Nonetheless, Association demands for inclusion as partners in this work have consistently met a simple “No” from President Spilde, who then says “trust me, it will be participatory.” But “input” and “participation” in an Administration structure is a far cry from a joint program between faculty, the Administration, students, and other parties, not to mention the record of previous Administration “participatory processes” which simply meant “get together and talk and then the Administration will decide what to do.” The idea of giving the Administration unilateral authority over a faculty professional development program while agreeing that faculty members can be required to attend it “X hours per month” is not only inconsistent with our contract and our roles as professionals and faculty members of our college; given the Administration’s record on “participation” it would be incredibly naive.

The Association recognizes, of course, that a number of people have joined the committee that the Administration established, including several faculty members with significant expertise in this matter; the issue is NOT whether there are faculty members on the committee, and certainly not what they can individually bring to the work. The issue is the structure of the committee, the program, and who makes decisions over such matters, especially when they impact the classroom. The Association has asked Adrienne Mitchell to attend committee meetings and represent faculty interests, given her role as Faculty Professional Development Coordinator and Vice Chair of the Association Bargaining Team. But with the Administration preventing the Association from being a partner in designing and developing this program, the Association has reminded the Administration that without changes to our Collective Bargaining Agreement, the Administration cannot simply add “18 (or whatever) additional hours of work” to our workloads each year, as was proposed, and that by contract faculty members individually control what “non-teaching work” they do:

Article 35.2: “Voluntary Nature of Non-Teaching Work.  The workload of contracted teaching faculty is intended to include an amount of non-teaching work. The choice of specific non-teaching faculty work shall be the decision of the faculty member and can be made without prejudice…”
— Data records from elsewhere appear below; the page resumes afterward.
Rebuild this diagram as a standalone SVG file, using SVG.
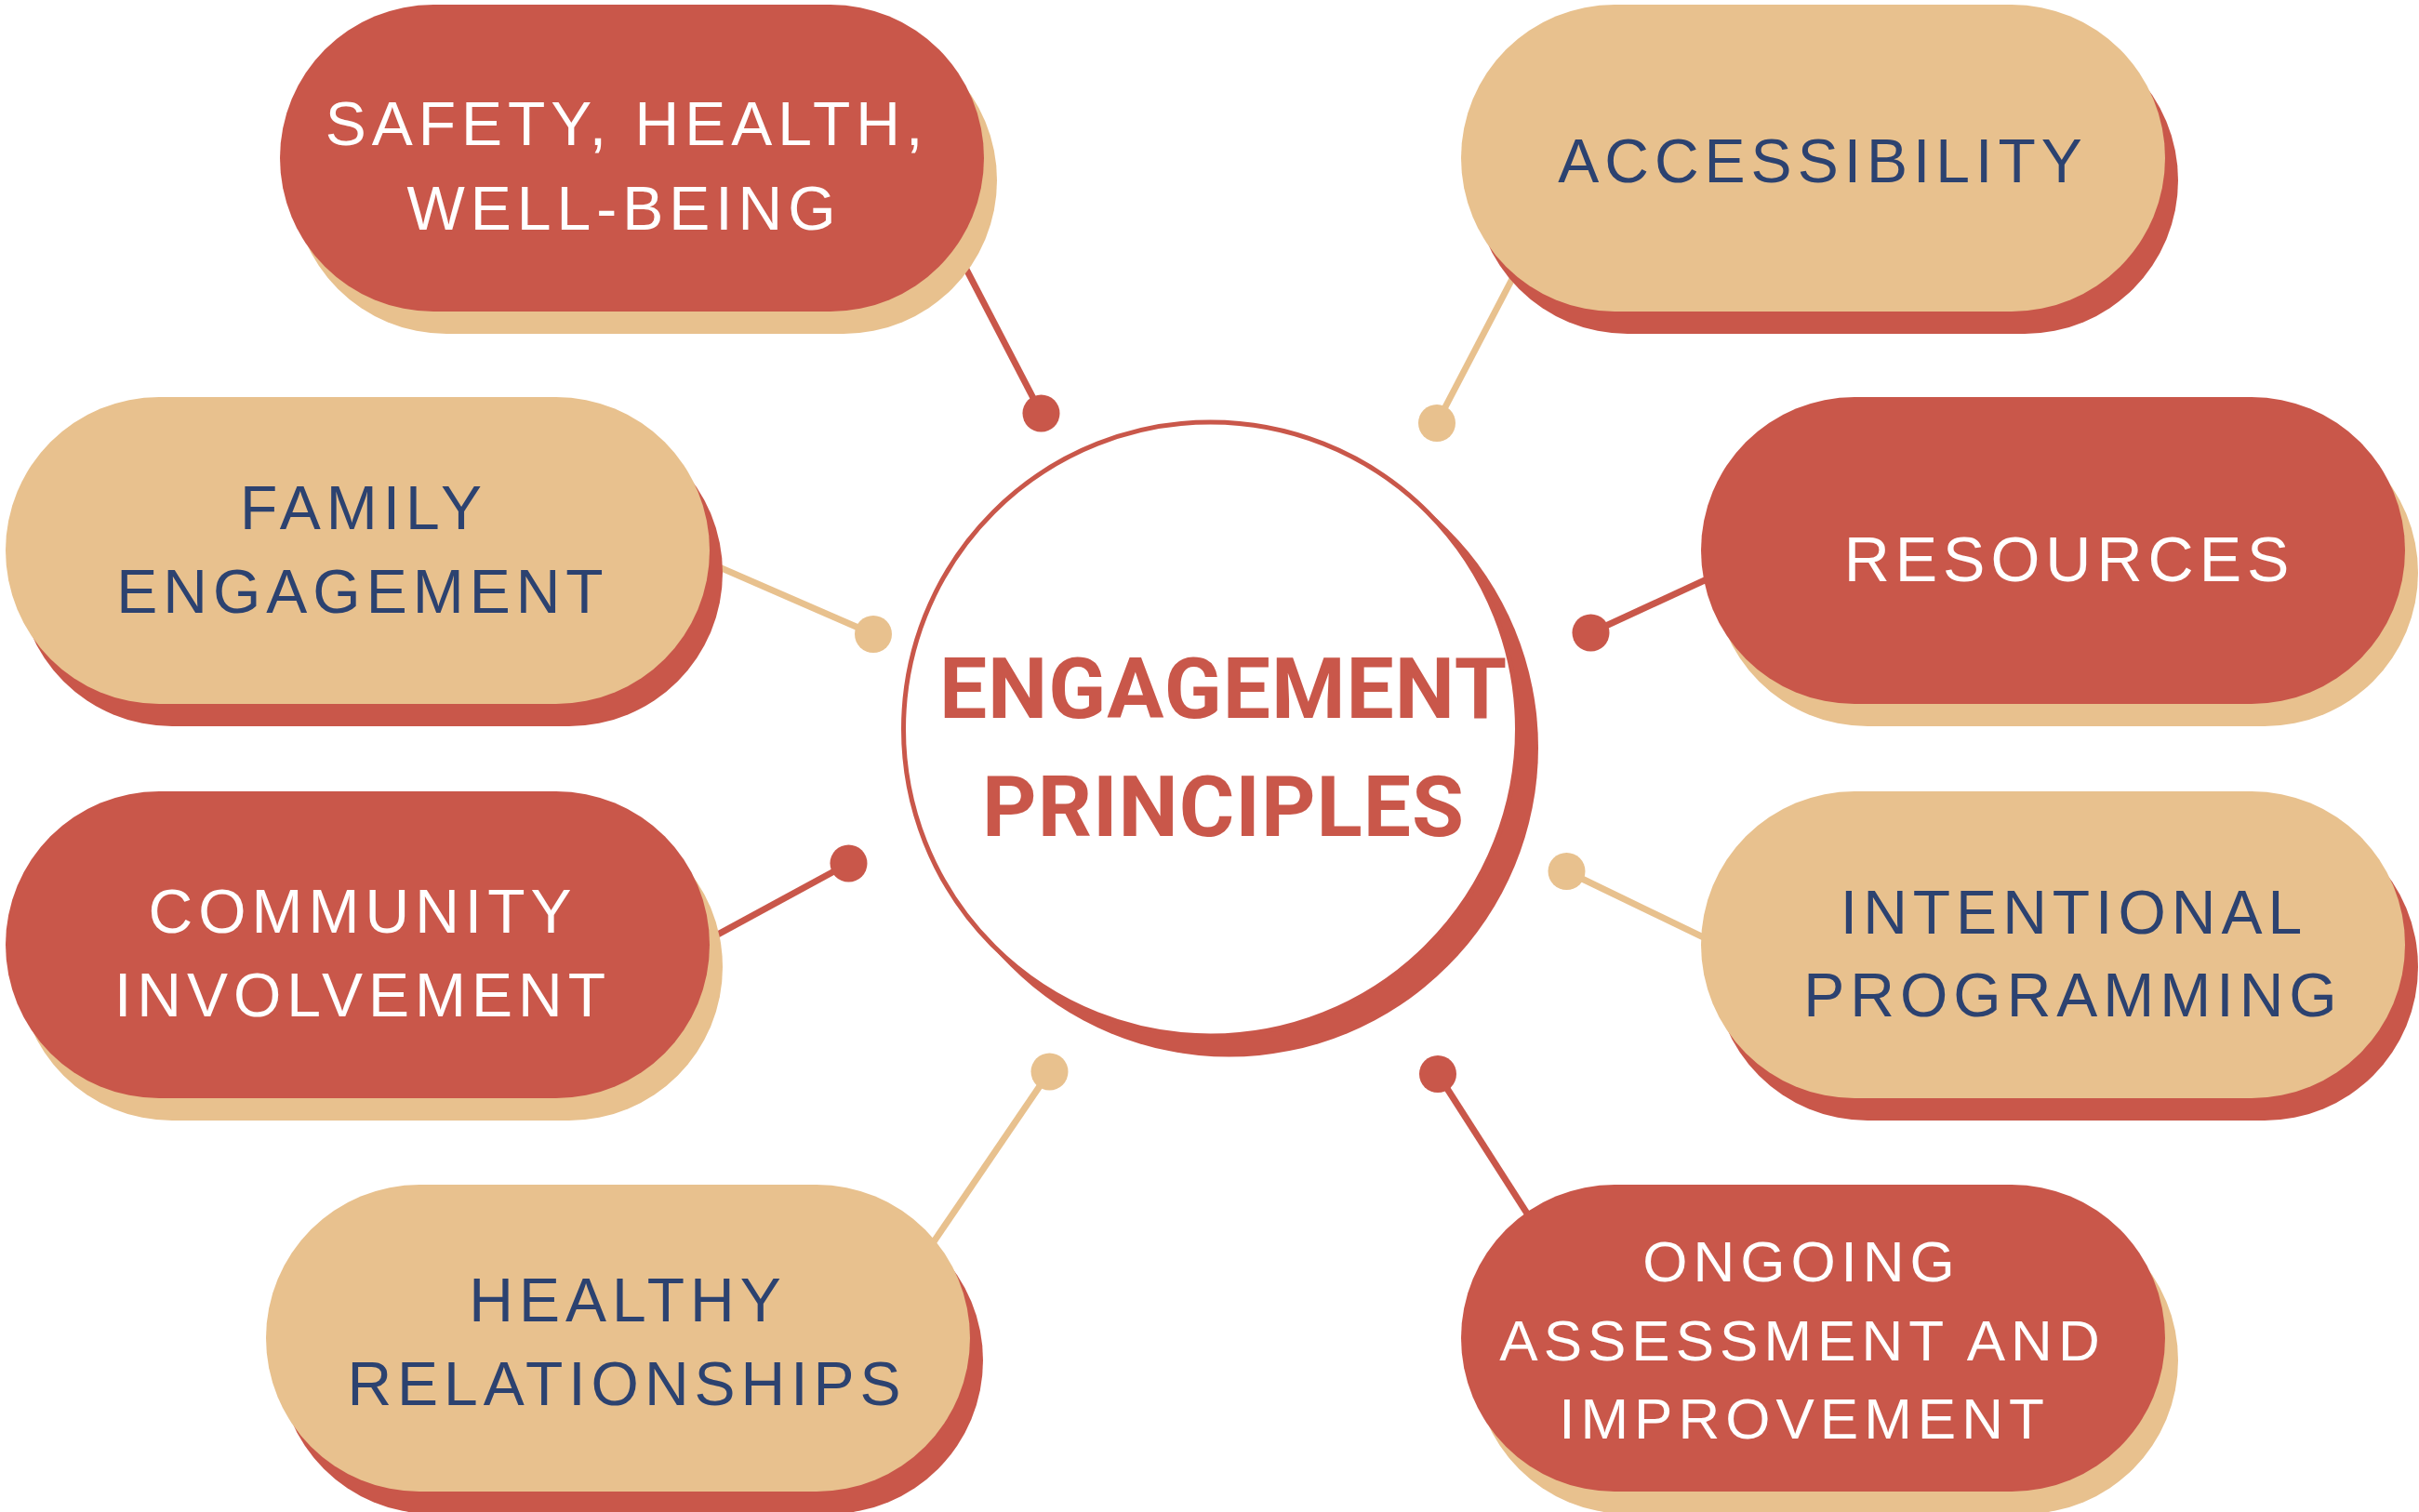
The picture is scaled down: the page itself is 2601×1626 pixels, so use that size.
<svg xmlns="http://www.w3.org/2000/svg" width="2601" height="1626" viewBox="0 0 2601 1626">
<style>
.red{fill:#C9574A}
.tan{fill:#E8C18E}
.lbl{font-family:"Liberation Sans",Arial,sans-serif;font-size:66px;letter-spacing:6px;text-anchor:middle}
.sm{font-size:62px}
.w{fill:#FFFFFF}
.b{fill:#2C4270}
.title{font-family:Roboto,"Liberation Sans",sans-serif;font-weight:700;font-size:91px;letter-spacing:1px;fill:#C9574A;text-anchor:middle}
.lr{stroke:#C9574A;stroke-width:7;fill:none}
.lt{stroke:#E8C18E;stroke-width:7;fill:none}
</style>
<rect width="2601" height="1626" fill="#FFFFFF"/>
<g id="connectors">
  <line class="lr" x1="1020" y1="253" x2="1119.5" y2="444.5"/>
  <circle class="red" cx="1119.5" cy="444.5" r="20"/>
  <line class="lt" x1="1640" y1="273" x2="1545" y2="455"/>
  <circle class="tan" cx="1545" cy="455" r="20"/>
  <line class="lt" x1="700" y1="578" x2="939" y2="682"/>
  <circle class="tan" cx="939" cy="682" r="20"/>
  <line class="lr" x1="1900" y1="593" x2="1710.5" y2="680.5"/>
  <circle class="red" cx="1710.5" cy="680.5" r="20"/>
  <line class="lr" x1="700" y1="1044" x2="912.5" y2="928.5"/>
  <circle class="red" cx="912.5" cy="928.5" r="20"/>
  <line class="lt" x1="1900" y1="1041" x2="1684.5" y2="937"/>
  <circle class="tan" cx="1684.5" cy="937" r="20"/>
  <line class="lt" x1="960" y1="1400" x2="1128.5" y2="1152.5"/>
  <circle class="tan" cx="1128.5" cy="1152.5" r="20"/>
  <line class="lr" x1="1690" y1="1380" x2="1546" y2="1155"/>
  <circle class="red" cx="1546" cy="1155" r="20"/>
</g>
<g id="center">
  <circle class="red" cx="1321.5" cy="804" r="332.5"/>
  <circle cx="1301.5" cy="784" r="330" fill="#FFFFFF" stroke="#C9574A" stroke-width="5"/>
  <text class="title" x="1315.5" y="772">ENGAGEMENT</text>
  <text class="title" x="1315.5" y="899">PRINCIPLES</text>
</g>
<g id="safety">
  <rect class="tan" x="315" y="29" width="757" height="330" rx="165"/>
  <rect class="red" x="301" y="5" width="757" height="330" rx="165"/>
  <text class="lbl w" x="674" y="156">SAFETY, HEALTH,</text>
  <text class="lbl w" x="671" y="247">WELL-BEING</text>
</g>
<g id="accessibility">
  <rect class="red" x="1585" y="29" width="757" height="330" rx="165"/>
  <rect class="tan" x="1571" y="5" width="757" height="330" rx="165"/>
  <text class="lbl b" x="1960" y="196">ACCESSIBILITY</text>
</g>
<g id="family">
  <rect class="red" x="20" y="451" width="757" height="330" rx="165"/>
  <rect class="tan" x="6" y="427" width="757" height="330" rx="165"/>
  <text class="lbl b" x="391" y="569">FAMILY</text>
  <text class="lbl b" x="390" y="659">ENGAGEMENT</text>
</g>
<g id="resources">
  <rect class="tan" x="1843" y="451" width="757" height="330" rx="165"/>
  <rect class="red" x="1829" y="427" width="757" height="330" rx="165"/>
  <text class="lbl w" x="2225" y="625" style="font-size:68px">RESOURCES</text>
</g>
<g id="community">
  <rect class="tan" x="20" y="875" width="757" height="330" rx="165"/>
  <rect class="red" x="6" y="851" width="757" height="330" rx="165"/>
  <text class="lbl w" x="390" y="1003">COMMUNITY</text>
  <text class="lbl w" x="390" y="1093">INVOLVEMENT</text>
</g>
<g id="intentional">
  <rect class="red" x="1843" y="875" width="757" height="330" rx="165"/>
  <rect class="tan" x="1829" y="851" width="757" height="330" rx="165"/>
  <text class="lbl b" x="2230" y="1004">INTENTIONAL</text>
  <text class="lbl b" x="2229" y="1093">PROGRAMMING</text>
</g>
<g id="healthy">
  <rect class="red" x="300" y="1298" width="757" height="330" rx="165"/>
  <rect class="tan" x="286" y="1274" width="757" height="330" rx="165"/>
  <text class="lbl b" x="675" y="1421">HEALTHY</text>
  <text class="lbl b" x="674" y="1511">RELATIONSHIPS</text>
</g>
<g id="ongoing">
  <rect class="tan" x="1585" y="1298" width="757" height="330" rx="165"/>
  <rect class="red" x="1571" y="1274" width="757" height="330" rx="165"/>
  <text class="lbl sm w" x="1937" y="1378">ONGOING</text>
  <text class="lbl sm w" x="1938" y="1463">ASSESSMENT AND</text>
  <text class="lbl sm w" x="1940" y="1547">IMPROVEMENT</text>
</g>
</svg>
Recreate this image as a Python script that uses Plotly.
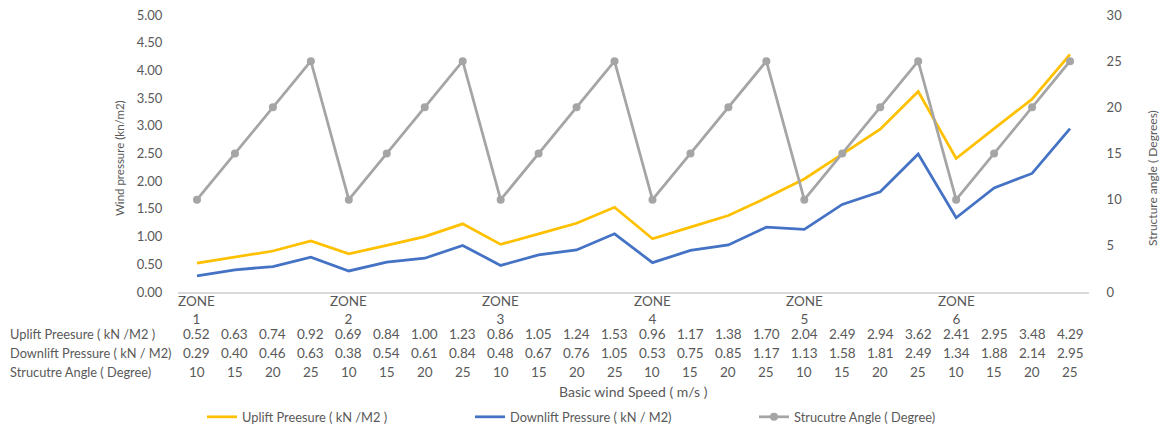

The Board may pass any policy it wants, but contract language is controlling over all College and Board policies. The Administration can exclude the Association from being partners in a program it develops; but they have no authority to compel faculty attendance at it when doing so would the workload language in our contract. And they’ve made a very bad start if they’re hoping to negotiate changes to such language when they have continued to refuse to include the Association (and Federation) as partners in this work, while continually portraying our opposition to a proposal because it excludes us, as opposition to establishing a program.

We do hope, as we have always hoped, that the faculty members who have chosen to work on the committee can, along with others, do great work and build programs that many faculty members will want to attend; but the Administration cannot support claims that the faculty are “the problem,” oppose Association participation in the “solution,” and then expect us to agree to compulsory attendance, especially of an educational program whose subject many of us teach here, and that addresses practices that take place in our classroom.

Finally, this position is not simply the position of “one person,” as the Administration and other anti-union critics continually claim; it’s been the unanimous position of the Association Executive Committee, the Faculty Professional Development Oversight Committee, the Association committee charged with developing a policy proposal supporting diversity education, many members and leaders of the Faculty Council, and many other faculty members and others involved in this policy deliberation. We respect the views of others to disagree with our approach, but we ask that our position be respected as well and not maligned as being evidence of “unions being a barrier to change” or worse, as they consistently claim. Those questioning our position should review what we have actually proposed, the positions we’ve taken in writing, rather than relying upon claims from union critics that our position has been unreasonable, let alone one of opposition.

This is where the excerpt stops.